TASK BRIEF:
Go through the records below from the first line and print each one exactly, stopping after the line that contains "W, H = 519, 403". Do not print pictures or anything past that line.

=======

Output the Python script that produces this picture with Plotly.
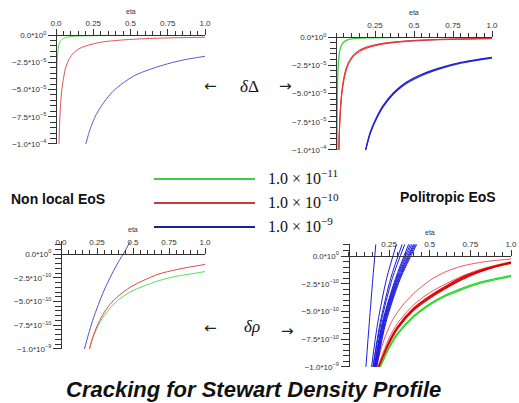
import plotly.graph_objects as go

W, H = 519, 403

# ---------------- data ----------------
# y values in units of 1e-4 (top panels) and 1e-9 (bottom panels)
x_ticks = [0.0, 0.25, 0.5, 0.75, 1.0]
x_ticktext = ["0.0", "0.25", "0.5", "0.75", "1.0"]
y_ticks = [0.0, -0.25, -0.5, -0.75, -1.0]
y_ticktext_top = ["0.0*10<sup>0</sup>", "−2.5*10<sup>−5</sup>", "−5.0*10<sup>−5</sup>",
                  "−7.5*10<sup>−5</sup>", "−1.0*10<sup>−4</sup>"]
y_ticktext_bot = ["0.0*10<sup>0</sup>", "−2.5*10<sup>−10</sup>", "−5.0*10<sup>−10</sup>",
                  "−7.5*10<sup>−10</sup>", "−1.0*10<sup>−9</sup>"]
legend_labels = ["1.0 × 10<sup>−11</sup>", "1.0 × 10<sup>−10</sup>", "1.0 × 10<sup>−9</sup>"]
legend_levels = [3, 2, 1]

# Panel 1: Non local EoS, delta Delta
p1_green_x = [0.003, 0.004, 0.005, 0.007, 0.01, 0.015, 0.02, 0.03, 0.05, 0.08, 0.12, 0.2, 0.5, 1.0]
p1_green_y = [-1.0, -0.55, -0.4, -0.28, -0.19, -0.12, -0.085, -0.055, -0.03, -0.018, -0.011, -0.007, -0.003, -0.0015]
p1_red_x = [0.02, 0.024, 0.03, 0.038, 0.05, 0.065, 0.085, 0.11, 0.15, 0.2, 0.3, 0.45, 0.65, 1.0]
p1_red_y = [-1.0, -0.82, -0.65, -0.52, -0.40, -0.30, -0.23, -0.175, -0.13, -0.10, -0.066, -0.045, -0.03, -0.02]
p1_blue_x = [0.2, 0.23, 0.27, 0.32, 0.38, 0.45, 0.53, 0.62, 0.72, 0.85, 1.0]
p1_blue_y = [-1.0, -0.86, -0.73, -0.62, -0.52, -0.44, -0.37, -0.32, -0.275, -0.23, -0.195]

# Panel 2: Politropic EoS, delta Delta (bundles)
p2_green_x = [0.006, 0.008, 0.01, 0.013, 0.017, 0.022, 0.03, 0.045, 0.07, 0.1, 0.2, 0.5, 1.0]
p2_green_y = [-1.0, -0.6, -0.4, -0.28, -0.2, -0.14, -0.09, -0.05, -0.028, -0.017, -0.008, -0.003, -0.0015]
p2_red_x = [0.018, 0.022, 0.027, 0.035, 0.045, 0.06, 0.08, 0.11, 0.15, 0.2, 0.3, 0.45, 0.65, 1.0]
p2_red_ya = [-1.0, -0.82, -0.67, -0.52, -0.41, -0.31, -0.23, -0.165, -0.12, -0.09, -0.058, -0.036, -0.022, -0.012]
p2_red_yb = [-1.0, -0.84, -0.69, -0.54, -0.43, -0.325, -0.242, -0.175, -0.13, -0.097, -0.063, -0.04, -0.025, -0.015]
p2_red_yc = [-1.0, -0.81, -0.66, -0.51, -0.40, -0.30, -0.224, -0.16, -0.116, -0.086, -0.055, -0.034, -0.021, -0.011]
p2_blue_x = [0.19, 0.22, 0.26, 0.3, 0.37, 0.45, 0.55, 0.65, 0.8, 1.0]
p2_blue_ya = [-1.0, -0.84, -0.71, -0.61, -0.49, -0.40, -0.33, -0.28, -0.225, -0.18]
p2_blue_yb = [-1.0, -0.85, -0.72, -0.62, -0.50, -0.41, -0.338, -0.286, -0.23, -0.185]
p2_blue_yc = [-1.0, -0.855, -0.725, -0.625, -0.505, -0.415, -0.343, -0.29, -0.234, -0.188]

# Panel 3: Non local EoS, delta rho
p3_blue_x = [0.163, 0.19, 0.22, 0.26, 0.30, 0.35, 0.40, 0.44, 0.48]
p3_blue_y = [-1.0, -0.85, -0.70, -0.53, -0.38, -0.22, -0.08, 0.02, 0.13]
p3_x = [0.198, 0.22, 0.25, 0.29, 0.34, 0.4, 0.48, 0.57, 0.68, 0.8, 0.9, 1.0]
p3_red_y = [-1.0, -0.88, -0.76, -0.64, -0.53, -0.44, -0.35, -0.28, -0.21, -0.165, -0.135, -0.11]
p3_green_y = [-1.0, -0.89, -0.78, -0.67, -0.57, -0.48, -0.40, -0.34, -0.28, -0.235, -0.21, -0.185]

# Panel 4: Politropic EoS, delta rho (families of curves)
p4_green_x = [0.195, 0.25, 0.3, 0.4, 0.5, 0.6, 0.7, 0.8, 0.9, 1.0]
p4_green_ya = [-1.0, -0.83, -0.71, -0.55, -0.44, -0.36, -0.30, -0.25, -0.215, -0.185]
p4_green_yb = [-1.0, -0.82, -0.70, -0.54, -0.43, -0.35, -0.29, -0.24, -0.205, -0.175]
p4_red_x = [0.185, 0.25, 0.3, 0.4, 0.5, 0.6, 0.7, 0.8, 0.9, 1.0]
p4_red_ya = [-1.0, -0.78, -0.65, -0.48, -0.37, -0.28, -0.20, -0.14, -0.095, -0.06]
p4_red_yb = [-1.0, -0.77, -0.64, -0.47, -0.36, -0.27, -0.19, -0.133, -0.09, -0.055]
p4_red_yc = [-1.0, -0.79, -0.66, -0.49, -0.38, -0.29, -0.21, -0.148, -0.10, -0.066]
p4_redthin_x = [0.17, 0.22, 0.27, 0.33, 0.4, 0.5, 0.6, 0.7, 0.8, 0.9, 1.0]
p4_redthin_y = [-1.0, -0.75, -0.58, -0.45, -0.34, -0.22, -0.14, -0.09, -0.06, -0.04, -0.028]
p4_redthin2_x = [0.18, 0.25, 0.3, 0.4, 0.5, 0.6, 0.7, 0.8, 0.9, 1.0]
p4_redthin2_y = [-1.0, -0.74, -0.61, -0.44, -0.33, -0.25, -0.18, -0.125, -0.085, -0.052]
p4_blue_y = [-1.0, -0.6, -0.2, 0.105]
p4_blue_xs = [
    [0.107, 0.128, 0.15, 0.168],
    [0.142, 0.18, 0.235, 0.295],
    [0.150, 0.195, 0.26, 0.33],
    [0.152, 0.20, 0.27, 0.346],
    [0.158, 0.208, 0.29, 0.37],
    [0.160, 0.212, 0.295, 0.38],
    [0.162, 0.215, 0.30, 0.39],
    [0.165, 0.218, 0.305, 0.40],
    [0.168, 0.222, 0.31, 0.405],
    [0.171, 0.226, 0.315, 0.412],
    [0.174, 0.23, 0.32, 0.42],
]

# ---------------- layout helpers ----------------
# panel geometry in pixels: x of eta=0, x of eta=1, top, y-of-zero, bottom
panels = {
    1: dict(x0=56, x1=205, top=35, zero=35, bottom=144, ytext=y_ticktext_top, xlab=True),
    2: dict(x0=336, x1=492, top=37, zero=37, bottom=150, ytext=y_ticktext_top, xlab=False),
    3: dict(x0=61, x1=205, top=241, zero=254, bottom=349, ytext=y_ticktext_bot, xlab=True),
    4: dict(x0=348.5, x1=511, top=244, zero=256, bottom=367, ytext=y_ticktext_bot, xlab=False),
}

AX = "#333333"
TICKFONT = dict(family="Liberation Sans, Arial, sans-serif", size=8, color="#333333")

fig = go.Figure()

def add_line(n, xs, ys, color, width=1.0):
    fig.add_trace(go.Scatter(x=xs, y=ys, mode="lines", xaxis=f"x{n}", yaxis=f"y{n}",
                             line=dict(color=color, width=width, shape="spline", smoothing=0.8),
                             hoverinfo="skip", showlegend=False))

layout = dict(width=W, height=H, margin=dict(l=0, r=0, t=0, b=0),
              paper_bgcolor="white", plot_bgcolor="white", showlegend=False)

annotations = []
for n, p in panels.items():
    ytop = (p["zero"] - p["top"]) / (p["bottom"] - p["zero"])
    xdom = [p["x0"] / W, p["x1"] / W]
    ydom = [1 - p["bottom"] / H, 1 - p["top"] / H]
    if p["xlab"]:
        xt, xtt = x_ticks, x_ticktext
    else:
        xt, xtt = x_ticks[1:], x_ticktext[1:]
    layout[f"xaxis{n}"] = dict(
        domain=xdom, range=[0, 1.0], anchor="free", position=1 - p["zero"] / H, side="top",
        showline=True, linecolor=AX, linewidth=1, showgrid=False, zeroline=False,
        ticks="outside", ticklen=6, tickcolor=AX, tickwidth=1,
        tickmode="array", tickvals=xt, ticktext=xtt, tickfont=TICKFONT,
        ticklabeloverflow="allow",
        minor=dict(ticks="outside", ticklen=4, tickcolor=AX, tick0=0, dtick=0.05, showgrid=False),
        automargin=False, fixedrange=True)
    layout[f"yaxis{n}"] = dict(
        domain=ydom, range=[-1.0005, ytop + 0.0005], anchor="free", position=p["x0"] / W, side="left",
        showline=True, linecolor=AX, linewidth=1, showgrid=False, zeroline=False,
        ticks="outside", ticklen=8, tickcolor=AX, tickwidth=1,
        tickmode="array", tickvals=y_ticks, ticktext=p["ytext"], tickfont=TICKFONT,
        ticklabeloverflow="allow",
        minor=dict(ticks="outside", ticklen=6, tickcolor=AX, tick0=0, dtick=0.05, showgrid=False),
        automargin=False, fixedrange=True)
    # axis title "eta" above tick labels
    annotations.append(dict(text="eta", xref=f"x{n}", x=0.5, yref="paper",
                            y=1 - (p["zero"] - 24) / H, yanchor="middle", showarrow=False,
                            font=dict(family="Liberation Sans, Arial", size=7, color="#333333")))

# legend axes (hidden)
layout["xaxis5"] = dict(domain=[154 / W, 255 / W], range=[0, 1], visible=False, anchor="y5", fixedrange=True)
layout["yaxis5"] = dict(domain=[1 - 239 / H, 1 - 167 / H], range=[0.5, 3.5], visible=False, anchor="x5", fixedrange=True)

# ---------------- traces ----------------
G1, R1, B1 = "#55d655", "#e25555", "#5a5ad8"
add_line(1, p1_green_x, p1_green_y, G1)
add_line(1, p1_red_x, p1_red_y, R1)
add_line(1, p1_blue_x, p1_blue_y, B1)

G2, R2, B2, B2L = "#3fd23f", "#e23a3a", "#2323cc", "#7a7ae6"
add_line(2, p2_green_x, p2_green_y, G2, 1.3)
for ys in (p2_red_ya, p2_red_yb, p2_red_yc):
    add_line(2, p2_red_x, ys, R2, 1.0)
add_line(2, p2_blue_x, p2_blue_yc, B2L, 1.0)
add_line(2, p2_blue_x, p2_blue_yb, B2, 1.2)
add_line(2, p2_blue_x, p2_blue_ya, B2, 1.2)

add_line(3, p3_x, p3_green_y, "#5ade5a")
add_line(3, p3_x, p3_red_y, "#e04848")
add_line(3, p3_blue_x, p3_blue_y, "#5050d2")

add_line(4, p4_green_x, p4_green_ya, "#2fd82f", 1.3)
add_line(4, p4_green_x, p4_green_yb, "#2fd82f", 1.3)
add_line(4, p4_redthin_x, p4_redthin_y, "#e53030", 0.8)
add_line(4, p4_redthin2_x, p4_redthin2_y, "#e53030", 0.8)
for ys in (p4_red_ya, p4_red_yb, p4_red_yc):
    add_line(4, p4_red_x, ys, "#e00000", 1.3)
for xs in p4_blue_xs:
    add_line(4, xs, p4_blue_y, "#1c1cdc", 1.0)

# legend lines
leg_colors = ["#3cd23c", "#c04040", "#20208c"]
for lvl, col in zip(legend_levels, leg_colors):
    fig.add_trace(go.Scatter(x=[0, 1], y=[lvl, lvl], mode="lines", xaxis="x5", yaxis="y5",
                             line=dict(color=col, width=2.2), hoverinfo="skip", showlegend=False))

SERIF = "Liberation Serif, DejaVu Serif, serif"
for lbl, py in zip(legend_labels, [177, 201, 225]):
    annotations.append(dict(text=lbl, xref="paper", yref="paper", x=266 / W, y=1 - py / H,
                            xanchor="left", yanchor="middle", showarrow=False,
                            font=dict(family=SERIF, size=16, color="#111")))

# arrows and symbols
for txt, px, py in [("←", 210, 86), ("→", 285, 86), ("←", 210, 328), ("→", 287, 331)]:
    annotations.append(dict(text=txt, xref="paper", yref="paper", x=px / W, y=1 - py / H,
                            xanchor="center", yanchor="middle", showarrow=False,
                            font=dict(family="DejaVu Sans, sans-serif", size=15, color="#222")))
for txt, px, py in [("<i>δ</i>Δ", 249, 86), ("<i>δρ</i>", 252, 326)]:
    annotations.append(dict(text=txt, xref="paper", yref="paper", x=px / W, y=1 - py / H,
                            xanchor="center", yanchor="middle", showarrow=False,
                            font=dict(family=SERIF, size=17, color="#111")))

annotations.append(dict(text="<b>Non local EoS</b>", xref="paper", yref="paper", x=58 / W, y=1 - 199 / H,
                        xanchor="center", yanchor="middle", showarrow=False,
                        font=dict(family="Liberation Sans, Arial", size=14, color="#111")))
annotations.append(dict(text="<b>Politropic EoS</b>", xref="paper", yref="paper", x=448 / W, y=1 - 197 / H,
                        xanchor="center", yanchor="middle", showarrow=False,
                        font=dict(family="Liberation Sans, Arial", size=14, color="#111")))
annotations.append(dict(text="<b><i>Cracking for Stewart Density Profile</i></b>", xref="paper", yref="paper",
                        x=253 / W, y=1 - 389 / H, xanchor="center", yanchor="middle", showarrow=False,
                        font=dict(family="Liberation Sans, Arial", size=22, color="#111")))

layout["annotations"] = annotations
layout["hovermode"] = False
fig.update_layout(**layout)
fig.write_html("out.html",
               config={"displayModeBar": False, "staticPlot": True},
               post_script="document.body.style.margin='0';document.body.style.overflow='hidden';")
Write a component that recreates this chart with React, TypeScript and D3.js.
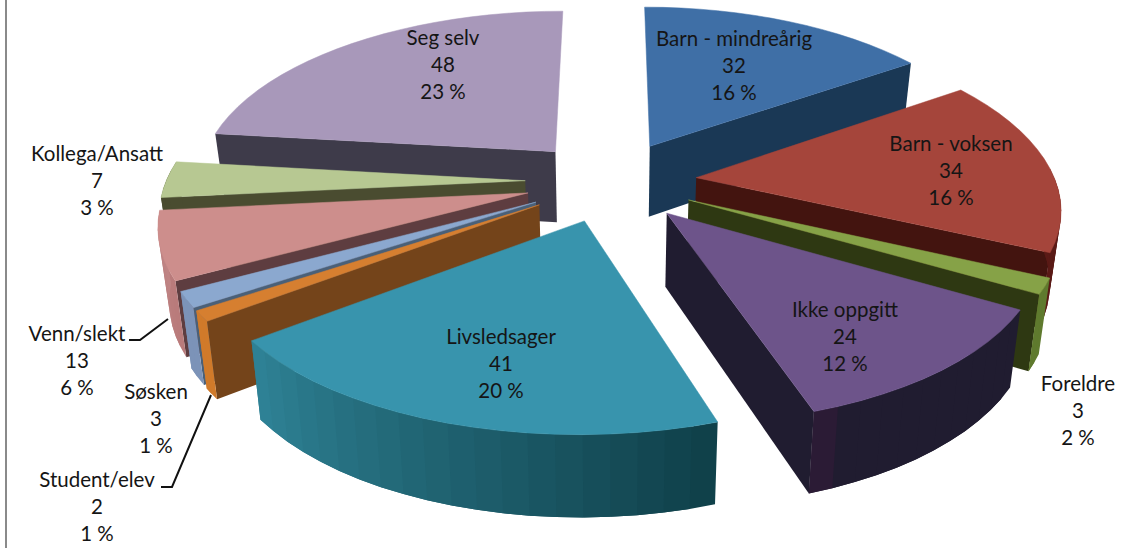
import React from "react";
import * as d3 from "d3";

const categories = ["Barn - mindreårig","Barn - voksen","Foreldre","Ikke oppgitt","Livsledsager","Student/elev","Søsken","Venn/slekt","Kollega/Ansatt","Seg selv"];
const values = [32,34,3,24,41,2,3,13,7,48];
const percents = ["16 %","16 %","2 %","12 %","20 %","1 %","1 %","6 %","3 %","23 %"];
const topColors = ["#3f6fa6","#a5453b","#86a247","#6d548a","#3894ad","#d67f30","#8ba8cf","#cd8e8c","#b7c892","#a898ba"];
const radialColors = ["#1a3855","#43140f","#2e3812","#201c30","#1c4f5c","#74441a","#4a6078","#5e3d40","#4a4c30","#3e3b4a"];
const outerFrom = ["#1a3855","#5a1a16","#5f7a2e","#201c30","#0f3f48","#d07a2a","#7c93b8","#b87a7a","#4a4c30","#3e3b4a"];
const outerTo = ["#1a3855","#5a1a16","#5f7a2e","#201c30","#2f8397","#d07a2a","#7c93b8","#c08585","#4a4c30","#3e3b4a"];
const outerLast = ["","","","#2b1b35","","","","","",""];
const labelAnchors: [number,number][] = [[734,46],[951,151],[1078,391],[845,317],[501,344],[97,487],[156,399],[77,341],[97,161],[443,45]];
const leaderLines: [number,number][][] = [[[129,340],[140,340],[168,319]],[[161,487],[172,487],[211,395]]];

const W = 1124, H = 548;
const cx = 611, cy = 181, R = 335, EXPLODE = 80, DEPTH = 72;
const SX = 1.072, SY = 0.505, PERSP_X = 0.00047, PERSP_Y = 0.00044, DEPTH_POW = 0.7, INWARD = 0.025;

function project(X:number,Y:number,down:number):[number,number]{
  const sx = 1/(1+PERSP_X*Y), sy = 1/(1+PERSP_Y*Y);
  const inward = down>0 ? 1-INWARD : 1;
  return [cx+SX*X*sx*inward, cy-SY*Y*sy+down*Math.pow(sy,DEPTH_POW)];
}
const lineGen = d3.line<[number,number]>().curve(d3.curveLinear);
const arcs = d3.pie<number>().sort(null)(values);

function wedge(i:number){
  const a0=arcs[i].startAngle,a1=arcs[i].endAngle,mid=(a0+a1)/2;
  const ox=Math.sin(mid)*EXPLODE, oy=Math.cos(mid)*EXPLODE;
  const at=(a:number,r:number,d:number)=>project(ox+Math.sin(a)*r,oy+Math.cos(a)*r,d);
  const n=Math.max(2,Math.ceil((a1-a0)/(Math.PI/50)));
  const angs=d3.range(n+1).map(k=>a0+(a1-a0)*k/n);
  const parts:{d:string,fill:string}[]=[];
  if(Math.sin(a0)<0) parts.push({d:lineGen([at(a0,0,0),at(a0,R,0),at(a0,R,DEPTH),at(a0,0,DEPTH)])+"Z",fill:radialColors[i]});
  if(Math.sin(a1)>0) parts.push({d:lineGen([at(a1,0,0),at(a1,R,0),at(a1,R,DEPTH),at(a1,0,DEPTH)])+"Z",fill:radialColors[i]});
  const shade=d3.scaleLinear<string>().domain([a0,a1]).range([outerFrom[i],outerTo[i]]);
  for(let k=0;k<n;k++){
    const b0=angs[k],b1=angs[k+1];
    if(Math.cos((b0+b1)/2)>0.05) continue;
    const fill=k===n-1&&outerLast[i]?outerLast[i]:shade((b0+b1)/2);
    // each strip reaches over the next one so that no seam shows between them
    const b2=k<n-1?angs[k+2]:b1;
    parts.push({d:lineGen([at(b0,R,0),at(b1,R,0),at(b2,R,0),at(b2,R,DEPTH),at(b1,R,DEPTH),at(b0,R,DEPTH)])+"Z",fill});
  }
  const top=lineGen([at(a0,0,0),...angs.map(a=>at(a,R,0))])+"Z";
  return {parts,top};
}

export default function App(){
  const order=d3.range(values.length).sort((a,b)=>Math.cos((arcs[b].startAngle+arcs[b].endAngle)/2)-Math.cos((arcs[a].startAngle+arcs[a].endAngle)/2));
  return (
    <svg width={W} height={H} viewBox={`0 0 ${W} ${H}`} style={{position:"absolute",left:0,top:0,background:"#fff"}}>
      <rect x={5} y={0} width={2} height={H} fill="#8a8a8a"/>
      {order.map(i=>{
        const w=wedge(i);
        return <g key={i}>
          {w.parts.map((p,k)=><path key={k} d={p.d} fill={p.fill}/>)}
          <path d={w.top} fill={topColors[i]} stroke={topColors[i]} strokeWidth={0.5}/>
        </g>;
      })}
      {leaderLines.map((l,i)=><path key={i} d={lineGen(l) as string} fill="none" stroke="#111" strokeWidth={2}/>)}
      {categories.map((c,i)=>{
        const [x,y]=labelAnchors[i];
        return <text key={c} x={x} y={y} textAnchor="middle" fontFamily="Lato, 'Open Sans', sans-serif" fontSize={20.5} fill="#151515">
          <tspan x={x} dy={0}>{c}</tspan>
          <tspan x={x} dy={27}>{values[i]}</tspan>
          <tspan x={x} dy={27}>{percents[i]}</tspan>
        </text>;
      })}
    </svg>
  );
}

=======

PROBLEM SOLUTION:
Output the Python script that produces this picture with Plotly.
import plotly.graph_objects as go

W, H = 519, 403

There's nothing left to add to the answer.